Provided information
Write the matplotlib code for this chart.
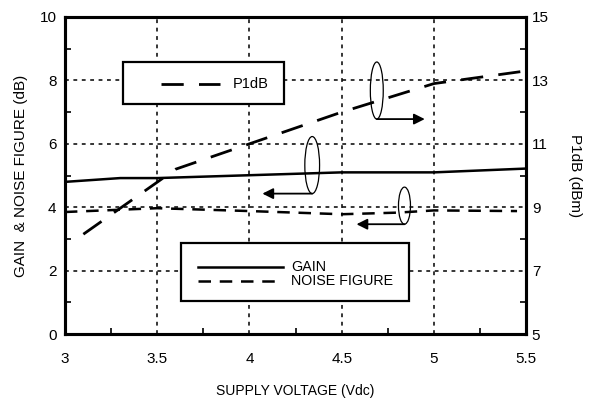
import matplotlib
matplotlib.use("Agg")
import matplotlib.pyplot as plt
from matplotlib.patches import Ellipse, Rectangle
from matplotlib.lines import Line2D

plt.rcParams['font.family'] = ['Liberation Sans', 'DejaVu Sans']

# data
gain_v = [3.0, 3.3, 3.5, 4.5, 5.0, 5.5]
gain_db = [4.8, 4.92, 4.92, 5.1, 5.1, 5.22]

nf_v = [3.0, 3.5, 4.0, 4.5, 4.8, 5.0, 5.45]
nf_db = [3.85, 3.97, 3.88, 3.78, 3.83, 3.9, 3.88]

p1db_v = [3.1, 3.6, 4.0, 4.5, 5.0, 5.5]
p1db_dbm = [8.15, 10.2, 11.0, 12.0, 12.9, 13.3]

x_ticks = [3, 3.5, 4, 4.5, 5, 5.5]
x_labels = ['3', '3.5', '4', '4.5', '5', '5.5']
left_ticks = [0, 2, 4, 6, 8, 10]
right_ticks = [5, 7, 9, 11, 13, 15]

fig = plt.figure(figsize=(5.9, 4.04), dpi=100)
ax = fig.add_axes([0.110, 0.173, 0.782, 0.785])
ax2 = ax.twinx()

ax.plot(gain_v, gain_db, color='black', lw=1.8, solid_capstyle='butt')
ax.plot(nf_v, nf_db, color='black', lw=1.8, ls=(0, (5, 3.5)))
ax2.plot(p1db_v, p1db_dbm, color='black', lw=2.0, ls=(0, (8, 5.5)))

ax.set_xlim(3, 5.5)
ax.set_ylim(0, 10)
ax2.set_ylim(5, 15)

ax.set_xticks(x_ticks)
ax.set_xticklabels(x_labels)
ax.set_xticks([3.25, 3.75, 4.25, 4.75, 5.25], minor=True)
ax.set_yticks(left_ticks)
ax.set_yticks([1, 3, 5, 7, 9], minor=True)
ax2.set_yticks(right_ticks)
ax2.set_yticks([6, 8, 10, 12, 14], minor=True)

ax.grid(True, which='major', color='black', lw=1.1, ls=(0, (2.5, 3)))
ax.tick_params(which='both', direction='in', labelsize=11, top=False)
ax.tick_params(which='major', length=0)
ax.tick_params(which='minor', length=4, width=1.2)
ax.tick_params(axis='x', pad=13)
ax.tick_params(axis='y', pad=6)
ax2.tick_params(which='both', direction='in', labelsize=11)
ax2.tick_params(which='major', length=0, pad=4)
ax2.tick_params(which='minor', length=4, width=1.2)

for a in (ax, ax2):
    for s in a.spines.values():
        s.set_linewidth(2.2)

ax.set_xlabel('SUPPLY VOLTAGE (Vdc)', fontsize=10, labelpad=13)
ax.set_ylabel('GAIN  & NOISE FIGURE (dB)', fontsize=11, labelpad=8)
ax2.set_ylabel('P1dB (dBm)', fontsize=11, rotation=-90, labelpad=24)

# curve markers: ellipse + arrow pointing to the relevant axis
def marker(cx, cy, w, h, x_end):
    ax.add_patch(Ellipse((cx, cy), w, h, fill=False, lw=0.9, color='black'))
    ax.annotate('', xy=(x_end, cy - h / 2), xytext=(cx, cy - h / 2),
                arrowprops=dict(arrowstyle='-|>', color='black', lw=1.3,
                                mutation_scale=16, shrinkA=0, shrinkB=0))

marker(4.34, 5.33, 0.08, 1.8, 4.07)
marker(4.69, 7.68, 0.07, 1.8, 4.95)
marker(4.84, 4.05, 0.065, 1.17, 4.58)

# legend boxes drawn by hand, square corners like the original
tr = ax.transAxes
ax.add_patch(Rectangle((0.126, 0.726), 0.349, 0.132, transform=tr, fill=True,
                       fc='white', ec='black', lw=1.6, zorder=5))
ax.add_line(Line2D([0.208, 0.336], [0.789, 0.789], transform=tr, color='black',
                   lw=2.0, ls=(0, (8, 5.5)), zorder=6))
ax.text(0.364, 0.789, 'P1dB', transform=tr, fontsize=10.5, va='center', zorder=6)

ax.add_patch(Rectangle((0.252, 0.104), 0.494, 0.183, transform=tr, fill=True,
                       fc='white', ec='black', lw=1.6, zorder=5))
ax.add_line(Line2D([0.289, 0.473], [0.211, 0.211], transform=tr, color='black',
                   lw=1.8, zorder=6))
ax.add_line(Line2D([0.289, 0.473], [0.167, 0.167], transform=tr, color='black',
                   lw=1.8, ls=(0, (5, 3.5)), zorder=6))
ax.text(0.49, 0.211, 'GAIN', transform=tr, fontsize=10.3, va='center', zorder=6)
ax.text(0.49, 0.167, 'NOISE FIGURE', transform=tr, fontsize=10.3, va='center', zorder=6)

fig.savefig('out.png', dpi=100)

==

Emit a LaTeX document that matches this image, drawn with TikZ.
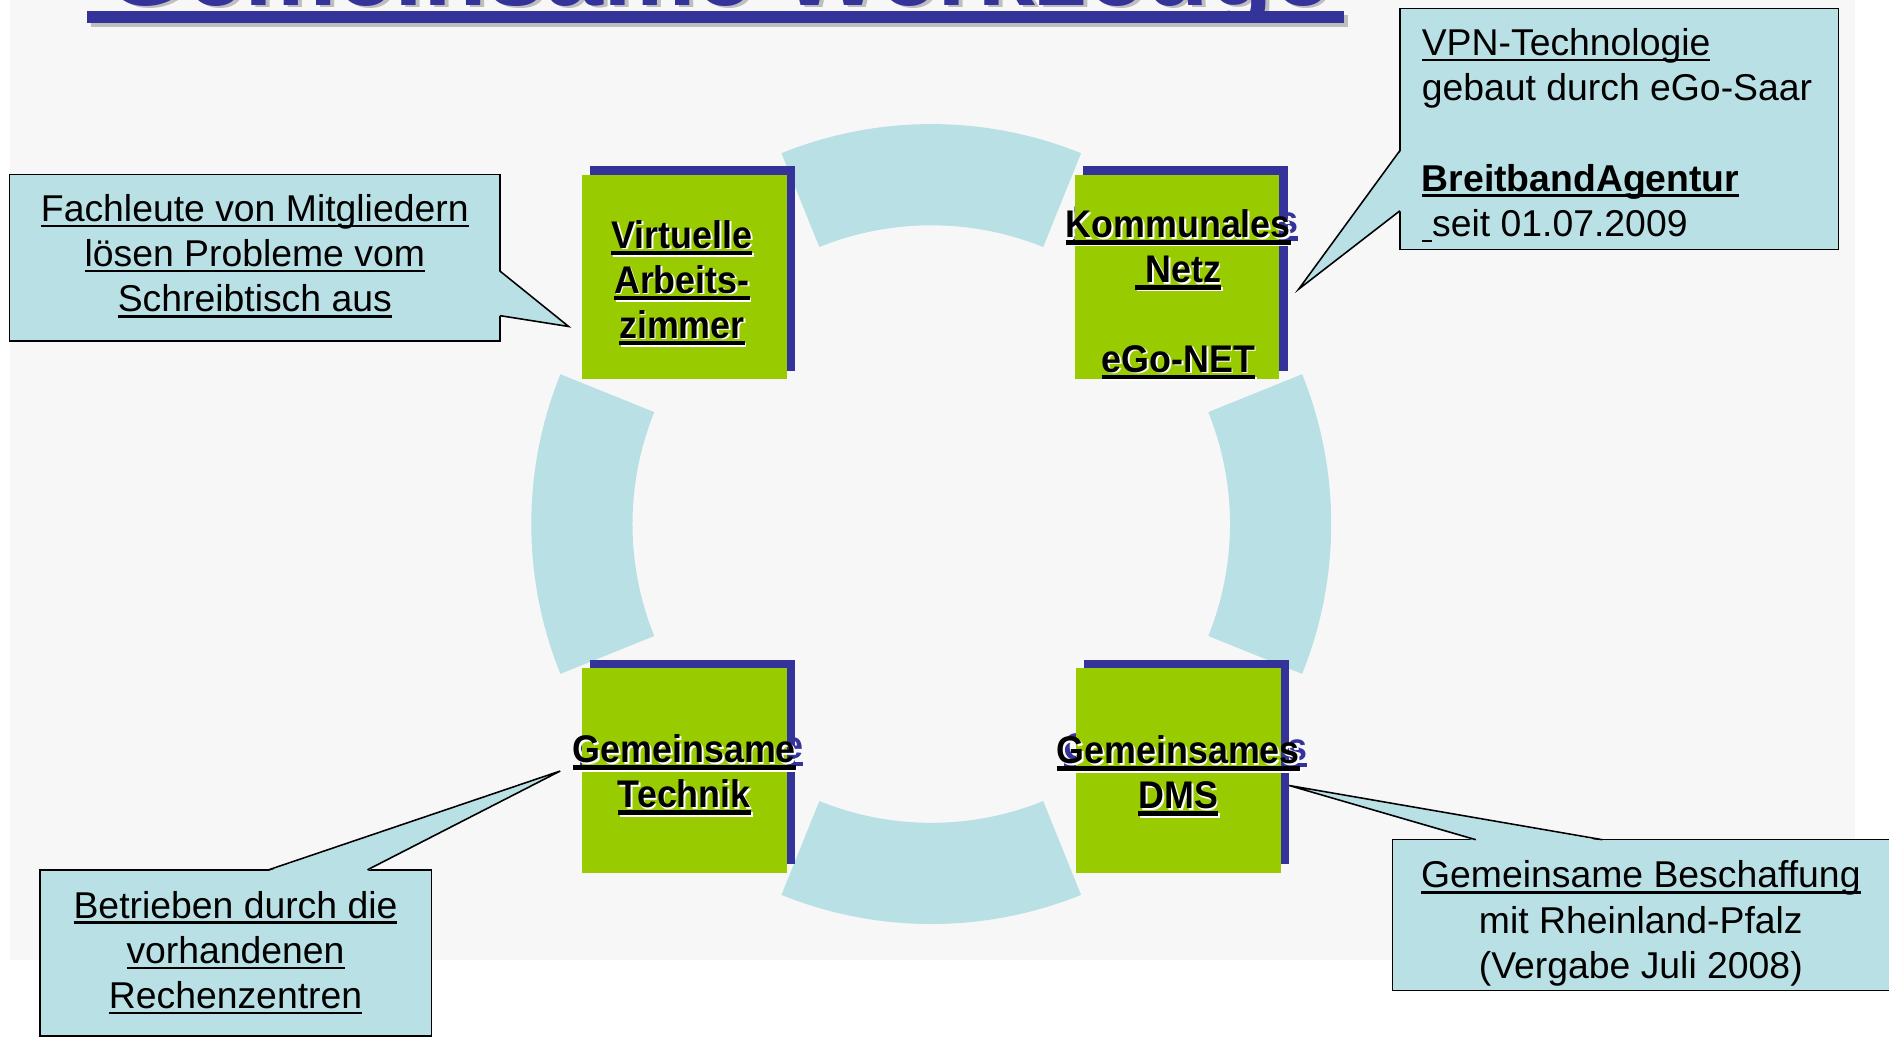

...

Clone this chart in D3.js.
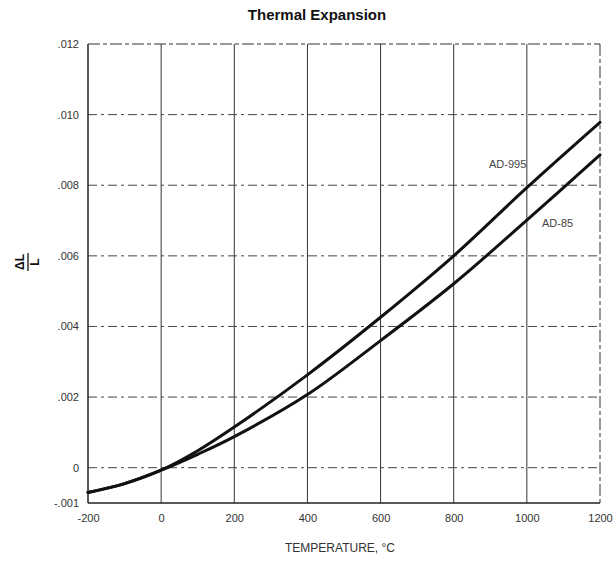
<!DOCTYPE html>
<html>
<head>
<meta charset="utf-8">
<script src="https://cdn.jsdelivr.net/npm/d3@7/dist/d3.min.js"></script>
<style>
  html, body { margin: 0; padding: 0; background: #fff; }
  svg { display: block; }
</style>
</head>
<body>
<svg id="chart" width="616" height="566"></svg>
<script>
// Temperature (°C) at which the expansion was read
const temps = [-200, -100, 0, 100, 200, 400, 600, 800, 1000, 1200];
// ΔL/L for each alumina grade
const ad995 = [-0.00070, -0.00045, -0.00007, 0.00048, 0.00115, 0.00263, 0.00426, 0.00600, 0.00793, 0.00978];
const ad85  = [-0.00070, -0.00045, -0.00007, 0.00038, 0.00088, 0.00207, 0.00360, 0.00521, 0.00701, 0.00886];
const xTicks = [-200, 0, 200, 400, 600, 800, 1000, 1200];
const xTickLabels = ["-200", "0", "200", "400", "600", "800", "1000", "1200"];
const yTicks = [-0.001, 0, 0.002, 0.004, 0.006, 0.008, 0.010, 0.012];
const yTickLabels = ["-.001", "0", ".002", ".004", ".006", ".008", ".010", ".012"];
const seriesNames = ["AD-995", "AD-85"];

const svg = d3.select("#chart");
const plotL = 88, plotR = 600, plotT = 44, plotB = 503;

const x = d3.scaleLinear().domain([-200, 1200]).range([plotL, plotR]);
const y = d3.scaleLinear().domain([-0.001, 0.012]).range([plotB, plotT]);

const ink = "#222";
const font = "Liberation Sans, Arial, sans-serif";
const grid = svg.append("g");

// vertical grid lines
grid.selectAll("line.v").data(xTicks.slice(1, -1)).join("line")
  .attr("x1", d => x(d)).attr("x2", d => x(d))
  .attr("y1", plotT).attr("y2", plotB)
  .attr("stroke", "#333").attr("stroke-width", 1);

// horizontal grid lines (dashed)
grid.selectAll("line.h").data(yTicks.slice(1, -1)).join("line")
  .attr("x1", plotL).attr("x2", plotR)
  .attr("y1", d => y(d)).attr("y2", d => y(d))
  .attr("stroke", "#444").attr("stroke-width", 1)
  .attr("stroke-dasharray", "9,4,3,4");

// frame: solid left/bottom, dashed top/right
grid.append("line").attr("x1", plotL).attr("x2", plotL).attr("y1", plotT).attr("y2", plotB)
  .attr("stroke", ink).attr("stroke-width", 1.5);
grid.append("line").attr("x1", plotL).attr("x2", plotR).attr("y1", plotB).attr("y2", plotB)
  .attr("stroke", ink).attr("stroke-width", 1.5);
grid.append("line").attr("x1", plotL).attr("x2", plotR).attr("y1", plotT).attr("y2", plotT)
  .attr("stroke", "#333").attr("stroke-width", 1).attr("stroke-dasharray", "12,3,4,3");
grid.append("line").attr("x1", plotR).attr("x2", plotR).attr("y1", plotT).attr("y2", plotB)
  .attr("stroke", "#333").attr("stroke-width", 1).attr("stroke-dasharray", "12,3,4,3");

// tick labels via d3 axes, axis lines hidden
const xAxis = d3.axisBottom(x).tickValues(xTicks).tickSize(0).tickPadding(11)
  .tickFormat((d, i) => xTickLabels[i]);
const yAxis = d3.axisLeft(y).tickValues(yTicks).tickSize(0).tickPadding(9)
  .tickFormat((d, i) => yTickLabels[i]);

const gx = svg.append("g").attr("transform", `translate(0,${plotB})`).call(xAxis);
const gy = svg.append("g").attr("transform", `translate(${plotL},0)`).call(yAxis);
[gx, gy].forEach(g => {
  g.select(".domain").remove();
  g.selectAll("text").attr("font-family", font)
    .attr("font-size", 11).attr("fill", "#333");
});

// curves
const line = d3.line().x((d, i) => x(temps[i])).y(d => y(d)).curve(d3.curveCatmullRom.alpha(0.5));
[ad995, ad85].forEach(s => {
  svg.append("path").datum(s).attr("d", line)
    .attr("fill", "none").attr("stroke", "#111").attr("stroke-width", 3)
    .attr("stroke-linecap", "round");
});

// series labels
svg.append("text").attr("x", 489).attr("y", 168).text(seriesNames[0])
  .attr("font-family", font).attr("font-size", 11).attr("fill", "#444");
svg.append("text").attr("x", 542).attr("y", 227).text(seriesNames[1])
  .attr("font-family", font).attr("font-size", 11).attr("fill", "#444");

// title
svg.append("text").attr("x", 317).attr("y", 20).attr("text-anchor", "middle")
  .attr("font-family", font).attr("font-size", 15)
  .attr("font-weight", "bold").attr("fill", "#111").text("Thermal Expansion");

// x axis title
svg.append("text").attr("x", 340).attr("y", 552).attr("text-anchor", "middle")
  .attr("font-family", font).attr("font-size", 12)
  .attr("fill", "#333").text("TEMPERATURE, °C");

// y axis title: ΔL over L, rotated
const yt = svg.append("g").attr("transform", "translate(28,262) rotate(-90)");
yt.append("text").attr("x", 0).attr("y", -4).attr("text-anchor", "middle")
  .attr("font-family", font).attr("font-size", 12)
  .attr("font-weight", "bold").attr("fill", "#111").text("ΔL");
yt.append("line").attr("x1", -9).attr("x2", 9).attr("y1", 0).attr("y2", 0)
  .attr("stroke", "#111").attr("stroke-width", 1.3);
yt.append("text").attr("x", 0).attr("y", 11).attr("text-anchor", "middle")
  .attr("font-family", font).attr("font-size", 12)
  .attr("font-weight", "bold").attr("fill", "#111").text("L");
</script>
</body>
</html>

Brief
Above are some records. Reproduce the lines from the one with "Write the matplotlib code for this chart." down to the one with "fontsize=11, rotation=-90, labelpad=24)", keeping both, and leave every picture out.

The solution
Write the matplotlib code for this chart.
import matplotlib
matplotlib.use("Agg")
import matplotlib.pyplot as plt
from matplotlib.patches import Ellipse, Rectangle
from matplotlib.lines import Line2D

plt.rcParams['font.family'] = ['Liberation Sans', 'DejaVu Sans']

# data
gain_v = [3.0, 3.3, 3.5, 4.5, 5.0, 5.5]
gain_db = [4.8, 4.92, 4.92, 5.1, 5.1, 5.22]

nf_v = [3.0, 3.5, 4.0, 4.5, 4.8, 5.0, 5.45]
nf_db = [3.85, 3.97, 3.88, 3.78, 3.83, 3.9, 3.88]

p1db_v = [3.1, 3.6, 4.0, 4.5, 5.0, 5.5]
p1db_dbm = [8.15, 10.2, 11.0, 12.0, 12.9, 13.3]

x_ticks = [3, 3.5, 4, 4.5, 5, 5.5]
x_labels = ['3', '3.5', '4', '4.5', '5', '5.5']
left_ticks = [0, 2, 4, 6, 8, 10]
right_ticks = [5, 7, 9, 11, 13, 15]

fig = plt.figure(figsize=(5.9, 4.04), dpi=100)
ax = fig.add_axes([0.110, 0.173, 0.782, 0.785])
ax2 = ax.twinx()

ax.plot(gain_v, gain_db, color='black', lw=1.8, solid_capstyle='butt')
ax.plot(nf_v, nf_db, color='black', lw=1.8, ls=(0, (5, 3.5)))
ax2.plot(p1db_v, p1db_dbm, color='black', lw=2.0, ls=(0, (8, 5.5)))

ax.set_xlim(3, 5.5)
ax.set_ylim(0, 10)
ax2.set_ylim(5, 15)

ax.set_xticks(x_ticks)
ax.set_xticklabels(x_labels)
ax.set_xticks([3.25, 3.75, 4.25, 4.75, 5.25], minor=True)
ax.set_yticks(left_ticks)
ax.set_yticks([1, 3, 5, 7, 9], minor=True)
ax2.set_yticks(right_ticks)
ax2.set_yticks([6, 8, 10, 12, 14], minor=True)

ax.grid(True, which='major', color='black', lw=1.1, ls=(0, (2.5, 3)))
ax.tick_params(which='both', direction='in', labelsize=11, top=False)
ax.tick_params(which='major', length=0)
ax.tick_params(which='minor', length=4, width=1.2)
ax.tick_params(axis='x', pad=13)
ax.tick_params(axis='y', pad=6)
ax2.tick_params(which='both', direction='in', labelsize=11)
ax2.tick_params(which='major', length=0, pad=4)
ax2.tick_params(which='minor', length=4, width=1.2)

for a in (ax, ax2):
    for s in a.spines.values():
        s.set_linewidth(2.2)

ax.set_xlabel('SUPPLY VOLTAGE (Vdc)', fontsize=10, labelpad=13)
ax.set_ylabel('GAIN  & NOISE FIGURE (dB)', fontsize=11, labelpad=8)
ax2.set_ylabel('P1dB (dBm)', fontsize=11, rotation=-90, labelpad=24)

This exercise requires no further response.